A key manifestation of these structural issues is the concept of a food desert, an area, typically low-income, with limited access to affordable and nutritious food. Residents often rely on convenience stores or fast-food outlets that offer calorie-dense but nutrient-poor options. The economics of healthy eating further complicates this: nutritious foods like fresh produce, lean meats, and whole grains often cost more per calorie than processed foods. For a family on a tight budget, a dollar spent on sugary snacks may provide more calories than a dollar spent on broccoli, creating a perverse economic incentive that sacrifices long-term health for short-term satiety. This economic reality is compounded by time constraints; preparing healthy meals from scratch requires time that many working poor families simply do not have.

Institutional Responses: Food Banks and Government Programs

Community and governmental responses to food insecurity form a multi-layered safety net. Food bank systems are charitable networks that collect and distribute donated food to agencies like pantries and soup kitchens. While vital for emergency relief, they are often plagued by inconsistency—relying on unpredictable donations that may not provide balanced nutrition—and cannot address root causes. Government nutrition programs aim for more stability. In the U.S., programs like the Supplemental Nutrition Assistance Program (SNAP, formerly food stamps) provide electronic benefits for food purchases, while the National School Lunch Program offers free or reduced-price meals to children. These programs significantly reduce food insecurity, but their effectiveness is limited by benefit levels that may not cover a full month’s needs, complex eligibility rules, and stigma that discourages participation.

Broader Systems: Agricultural Policy and Intersecting Inequalities

Food insecurity is inextricably linked to larger economic systems, particularly agricultural policy. In many wealthy countries, subsidies often favor large-scale production of commodity crops like corn and soy, which become cheap ingredients in processed foods, rather than fruits and vegetables. This policy environment makes unhealthy foods more affordable and accessible, indirectly contributing to poor dietary outcomes in low-income populations. Furthermore, food insecurity intersects with race, class, and geography to create unequal nutritional outcomes.

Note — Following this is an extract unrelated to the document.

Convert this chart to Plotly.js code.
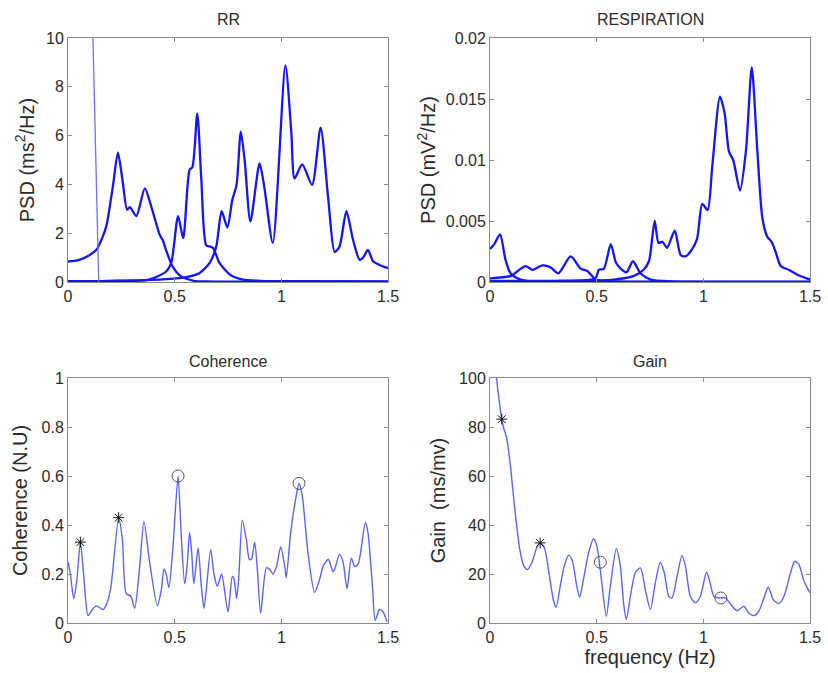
<!DOCTYPE html>
<html>
<head>
<meta charset="utf-8">
<script src="https://cdn.plot.ly/plotly-3.0.1.min.js"></script>
<style>html,body{margin:0;padding:0;background:#fff;}#chart{width:828px;height:673px;}</style>
</head>
<body>
<div id="chart"></div>
<script>
// ---------- RR PSD components ----------
const rr1X = [0, 0.05, 0.1, 0.133, 0.16, 0.18, 0.21, 0.234, 0.255, 0.277, 0.29, 0.32, 0.36, 0.39, 0.43, 0.445, 0.46, 0.49, 0.53, 0.59, 0.65, 0.8, 1.0, 1.5];
const rr1Y = [0.84, 0.9, 1.1, 1.32, 1.8, 2.3, 3.9, 5.3, 4.2, 2.96, 3.07, 2.7, 3.84, 3.1, 1.93, 1.7, 1.3, 0.64, 0.23, 0.05, 0.02, 0.01, 0.01, 0.01];
const rr2X = [0, 0.2, 0.38, 0.46, 0.484, 0.516, 0.54, 0.57, 0.583, 0.606, 0.625, 0.648, 0.667, 0.68, 0.71, 0.76, 0.82, 0.9, 1.1, 1.5];
const rr2Y = [0.03, 0.05, 0.1, 0.43, 0.78, 2.7, 1.8, 4.6, 4.7, 6.9, 4.2, 1.5, 1.45, 1.4, 0.78, 0.3, 0.1, 0.05, 0.03, 0.02];
const rr3X = [0, 0.3, 0.46, 0.555, 0.617, 0.664, 0.695, 0.72, 0.747, 0.77, 0.79, 0.81, 0.828, 0.855, 0.898, 0.92, 0.96, 1.019, 1.047, 1.062, 1.098, 1.144, 1.184, 1.22, 1.25, 1.273, 1.305, 1.336, 1.367, 1.383, 1.406, 1.43, 1.46, 1.5];
const rr3Y = [0.03, 0.06, 0.12, 0.2, 0.37, 0.78, 1.46, 2.9, 2.23, 3.36, 3.98, 6.16, 5.0, 2.48, 4.86, 3.9, 1.6, 8.88, 6.1, 4.25, 4.82, 3.98, 6.33, 3.4, 1.23, 1.46, 2.9, 1.73, 0.91, 1.0, 1.32, 0.85, 0.7, 0.57];
const rrThinX = [0.117, 0.144];
const rrThinY = [10, 0];

// ---------- Respiration PSD components ----------
const re1X = [0, 0.02, 0.047, 0.073, 0.097, 0.144, 0.2, 0.4, 1.5];
const re1Y = [0.0027, 0.0031, 0.0039, 0.0018, 0.0007, 0.0002, 0.00005, 0.00002, 0.00001];
const re2X = [0, 0.1, 0.13, 0.167, 0.2, 0.245, 0.284, 0.32, 0.378, 0.425, 0.456, 0.495, 0.52, 0.6, 1.5];
const re2Y = [0.0003, 0.0005, 0.0009, 0.0013, 0.001, 0.00136, 0.0012, 0.0007, 0.0021, 0.0011, 0.0009, 0.0002, 0.0001, 0.00003, 0.00001];
const re3X = [0, 0.3, 0.45, 0.495, 0.51, 0.534, 0.566, 0.59, 0.6125, 0.64, 0.67, 0.706, 0.753, 0.85, 1.5];
const re3Y = [0.0001, 0.0001, 0.00015, 0.0003, 0.001, 0.0011, 0.0031, 0.0016, 0.0011, 0.0008, 0.0017, 0.0007, 0.0002, 0.00005, 0.00001];
const re4X = [0, 0.4, 0.58, 0.675, 0.72, 0.745, 0.772, 0.79, 0.808, 0.83, 0.866, 0.894, 0.917, 0.94, 0.97, 0.995, 1.02, 1.042, 1.078, 1.1, 1.12, 1.14, 1.172, 1.2, 1.227, 1.253, 1.277, 1.3, 1.32, 1.34, 1.363, 1.4, 1.44, 1.5];
const re4Y = [0.00005, 0.00008, 0.0002, 0.0005, 0.001, 0.0017, 0.005, 0.0032, 0.0033, 0.0028, 0.0042, 0.0022, 0.0021, 0.0025, 0.0035, 0.0064, 0.0059, 0.0095, 0.0152, 0.0138, 0.0107, 0.01, 0.0075, 0.0108, 0.0176, 0.0108, 0.0052, 0.0037, 0.0033, 0.0024, 0.0013, 0.001, 0.0006, 0.0002];

// ---------- Coherence ----------
const cohX = [0, 0.011, 0.027, 0.042, 0.058, 0.073, 0.094, 0.11, 0.133, 0.164, 0.18, 0.2, 0.2375, 0.255, 0.273, 0.294, 0.3125, 0.336, 0.356, 0.383, 0.419, 0.4375, 0.45, 0.46, 0.473, 0.49, 0.516, 0.53, 0.547, 0.558, 0.57, 0.58, 0.59, 0.61, 0.625, 0.6375, 0.669, 0.684, 0.7, 0.72, 0.75, 0.77, 0.778, 0.79, 0.8, 0.817, 0.836, 0.85, 0.86, 0.875, 0.8875, 0.903, 0.93, 0.945, 0.96, 0.977, 0.997, 1.016, 1.023, 1.044, 1.07, 1.083, 1.098, 1.125, 1.156, 1.18, 1.195, 1.22, 1.242, 1.25, 1.273, 1.289, 1.308, 1.328, 1.344, 1.36, 1.394, 1.406, 1.427, 1.44, 1.46, 1.477, 1.495];
const cohY = [0.25, 0.2, 0.1, 0.18, 0.33, 0.2, 0.03, 0.05, 0.07, 0.055, 0.075, 0.14, 0.43, 0.34, 0.12, 0.11, 0.06, 0.23, 0.415, 0.245, 0.07, 0.135, 0.22, 0.2, 0.145, 0.285, 0.6, 0.37, 0.16, 0.23, 0.37, 0.285, 0.16, 0.305, 0.15, 0.06, 0.3, 0.2, 0.15, 0.2, 0.045, 0.19, 0.18, 0.1, 0.18, 0.42, 0.34, 0.26, 0.26, 0.33, 0.22, 0.04, 0.225, 0.22, 0.2, 0.23, 0.31, 0.23, 0.185, 0.37, 0.52, 0.57, 0.52, 0.285, 0.125, 0.18, 0.23, 0.26, 0.21, 0.22, 0.28, 0.25, 0.14, 0.265, 0.23, 0.24, 0.41, 0.37, 0.15, 0.01, 0.055, 0.045, 0.005];
const cohStarX = [0.058, 0.2375];
const cohStarY = [0.33, 0.43];
const cohCircX = [0.516, 1.083];
const cohCircY = [0.6, 0.57];

// ---------- Gain ----------
const gainX = [0.026, 0.031, 0.044, 0.055, 0.066, 0.078, 0.094, 0.11, 0.125, 0.141, 0.157, 0.175, 0.196, 0.219, 0.235, 0.255, 0.274, 0.297, 0.31, 0.329, 0.348, 0.368, 0.384, 0.407, 0.42, 0.438, 0.462, 0.485, 0.501, 0.524, 0.545, 0.564, 0.592, 0.611, 0.626, 0.639, 0.658, 0.681, 0.705, 0.731, 0.752, 0.775, 0.798, 0.817, 0.838, 0.853, 0.877, 0.9, 0.916, 0.939, 0.963, 0.986, 1.015, 1.03, 1.049, 1.072, 1.104, 1.135, 1.159, 1.19, 1.213, 1.237, 1.26, 1.284, 1.304, 1.328, 1.354, 1.378, 1.409, 1.428, 1.448, 1.472, 1.5];
const gainY = [108, 100, 90, 83.2, 79, 75.7, 65.5, 51.8, 39.6, 29.3, 23.6, 21.8, 24.6, 30.7, 32.7, 30.7, 21.8, 9.5, 6.4, 15, 23.2, 27.6, 25.9, 15, 10.5, 17.7, 28.6, 34.4, 31.4, 16.4, 2.7, 15, 30.3, 23.2, 8.2, 1.4, 10.9, 20.5, 22.5, 12.3, 5.5, 16.4, 24.8, 20.5, 10.9, 10.2, 19.1, 27.6, 23.2, 10.9, 8.2, 10.9, 20.7, 17, 10.9, 10.2, 10.2, 6.8, 5, 6.8, 4.1, 3, 4.8, 10.2, 14.7, 9.5, 7.9, 10.9, 20.5, 25.2, 23.9, 17, 12.3];
const gainStarX = [0.055, 0.235];
const gainStarY = [83.2, 32.7];
const gainCircX = [0.517, 1.082];
const gainCircY = [24.8, 10.2];

// ---------- Labels ----------
const panelTitles = ['RR', 'RESPIRATION', 'Coherence', 'Gain'];
const yTitles = ['PSD (ms<sup>2</sup>/Hz)', 'PSD (mV<sup>2</sup>/Hz)', 'Coherence (N.U)', 'Gain&nbsp;&nbsp;(ms/mv)'];
const xTitleGain = 'frequency (Hz)';

const W = 828, H = 673;
const thick = {color: '#1414ff', width: 2.3, shape: 'spline', smoothing: 0.7};
const thin = {color: '#5a64ff', width: 1.4, shape: 'spline', smoothing: 0.7};

function line(x, y, xa, ya, ln) {
  return {x: x, y: y, xaxis: xa, yaxis: ya, type: 'scatter', mode: 'lines', line: ln, hoverinfo: 'skip', showlegend: false};
}
function marks(x, y, xa, ya, sym, size, color) {
  return {x: x, y: y, xaxis: xa, yaxis: ya, type: 'scatter', mode: 'markers', showlegend: false,
    marker: {symbol: sym, size: size, color: color, line: {color: color, width: 1}}, hoverinfo: 'skip'};
}

const traces = [
  line(rr1X, rr1Y, 'x', 'y', thick),
  line(rr2X, rr2Y, 'x', 'y', thick),
  line(rr3X, rr3Y, 'x', 'y', thick),
  line(rrThinX, rrThinY, 'x', 'y', {color: '#6a72ff', width: 1.3}),
  line(re1X, re1Y, 'x2', 'y2', thick),
  line(re2X, re2Y, 'x2', 'y2', thick),
  line(re3X, re3Y, 'x2', 'y2', thick),
  line(re4X, re4Y, 'x2', 'y2', thick),
  line(cohX, cohY, 'x3', 'y3', thin),
  marks(cohStarX, cohStarY, 'x3', 'y3', 'asterisk-open', 9, '#111'),
  marks(cohCircX, cohCircY, 'x3', 'y3', 'circle-open', 12, '#555'),
  line(gainX, gainY, 'x4', 'y4', thin),
  marks(gainStarX, gainStarY, 'x4', 'y4', 'asterisk-open', 9, '#111'),
  marks(gainCircX, gainCircY, 'x4', 'y4', 'circle-open', 12, '#555')
];

const fnt = {family: 'Liberation Sans, Arial, sans-serif', color: '#2a2a2a'};
function ax(domain, range, dtick, extra) {
  return Object.assign({
    domain: domain, range: range, dtick: dtick, tick0: 0,
    showline: true, linecolor: '#8a8a8a', linewidth: 1, mirror: 'ticks',
    ticks: 'inside', ticklen: 4, tickcolor: '#8a8a8a',
    showgrid: false, zeroline: false,
    tickfont: Object.assign({size: 16}, fnt), automargin: false, fixedrange: true
  }, extra || {});
}
const xL = [68 / W, 388 / W], xR = [490 / W, 810 / W];
const yT = [1 - 282 / H, 1 - 38 / H], yB = [1 - 623 / H, 1 - 378 / H];
const yTitleFont = Object.assign({size: 20}, fnt);

const layout = {
  width: W, height: H,
  margin: {l: 0, r: 0, t: 0, b: 0},
  paper_bgcolor: '#fff', plot_bgcolor: '#fff',
  font: fnt,
  xaxis: ax(xL, [0, 1.5], 0.5, {anchor: 'y'}),
  yaxis: ax(yT, [0, 10], 2, {anchor: 'x', title: {text: yTitles[0], font: yTitleFont, standoff: 6}}),
  xaxis2: ax(xR, [0, 1.5], 0.5, {anchor: 'y2'}),
  yaxis2: ax(yT, [0, 0.02], 0.005, {anchor: 'x2', title: {text: yTitles[1], font: yTitleFont, standoff: 4}}),
  xaxis3: ax(xL, [0, 1.5], 0.5, {anchor: 'y3'}),
  yaxis3: ax(yB, [0, 1], 0.2, {anchor: 'x3', title: {text: yTitles[2], font: yTitleFont, standoff: 8}}),
  xaxis4: ax(xR, [0, 1.5], 0.5, {anchor: 'y4', title: {text: xTitleGain, font: yTitleFont, standoff: 2}}),
  yaxis4: ax(yB, [0, 100], 20, {anchor: 'x4', title: {text: yTitles[3], font: yTitleFont, standoff: 8}}),
  annotations: [
    {text: panelTitles[0], x: (xL[0] + xL[1]) / 2, y: 1 - 19 / H},
    {text: panelTitles[1], x: (xR[0] + xR[1]) / 2, y: 1 - 19 / H},
    {text: panelTitles[2], x: (xL[0] + xL[1]) / 2, y: 1 - 361 / H},
    {text: panelTitles[3], x: (xR[0] + xR[1]) / 2, y: 1 - 361 / H}
  ].map(a => Object.assign(a, {xref: 'paper', yref: 'paper', showarrow: false, xanchor: 'center', yanchor: 'middle', font: Object.assign({size: 16}, fnt)}))
};

Plotly.newPlot('chart', traces, layout, {staticPlot: true, displayModeBar: false});
</script>
</body>
</html>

Historical redlining and ongoing racial discrimination have led to predominantly Black and Hispanic neighborhoods having fewer grocery stores and more fast-food outlets. Class disparities mean that low-wage workers, even when employed, are at high risk. Geographic isolation in rural areas or inner cities can limit both physical access to food and participation in assistance programs, layering disadvantages that compound over generations.

Common Pitfalls

  1. Equating food insecurity only with hunger. Correction: Food insecurity encompasses both the quantity and quality of food. A family might have enough to eat but still be food-insecure if their diet lacks the variety and nutrients necessary for health, leading to issues like obesity and diabetes.
  2. Blaming individuals for poor dietary choices. Correction: This overlooks the structural constraints detailed above. When healthy food is physically unavailable or financially out of reach, "choice" is severely limited. Effective solutions require changing the environment, not just educating individuals.
  3. Assuming charitable food banks can solve the problem. Correction: While food banks provide critical emergency aid, they are not a substitute for robust public policy. Relying on charity can mask systemic failures and create unsustainable, patchwork solutions that do not guarantee dignity or consistent access.
  4. Overlooking the role of intersecting inequalities. Correction: Analyzing food insecurity without considering race, class, and geography misses how these factors multiply risk. Policies must be targeted to address the unique barriers faced by different communities, such as improving transportation in rural food deserts or combating discrimination in urban development.

Summary

  • Food insecurity in wealthy nations is a widespread condition of inadequate access to nutritious food, driven not by scarcity but by poverty, geographic barriers, and systemic inequities.
  • Food deserts and the higher relative cost of healthy food create environments where the most affordable options are often the least nutritious, directly impacting health outcomes.
  • Responses like food banks and government nutrition programs provide essential relief but are often insufficient to address the root causes, with charitable models being inconsistent and public programs sometimes underfunded or difficult to access.
  • Agricultural policies that subsidize commodity crops over fruits and vegetables contribute to a food system that makes processed foods cheaper, exacerbating dietary inequalities.
  • Race, class, and geography intersect to disproportionately burden certain communities, meaning solutions must be multifaceted and targeted to dismantle these compounded barriers.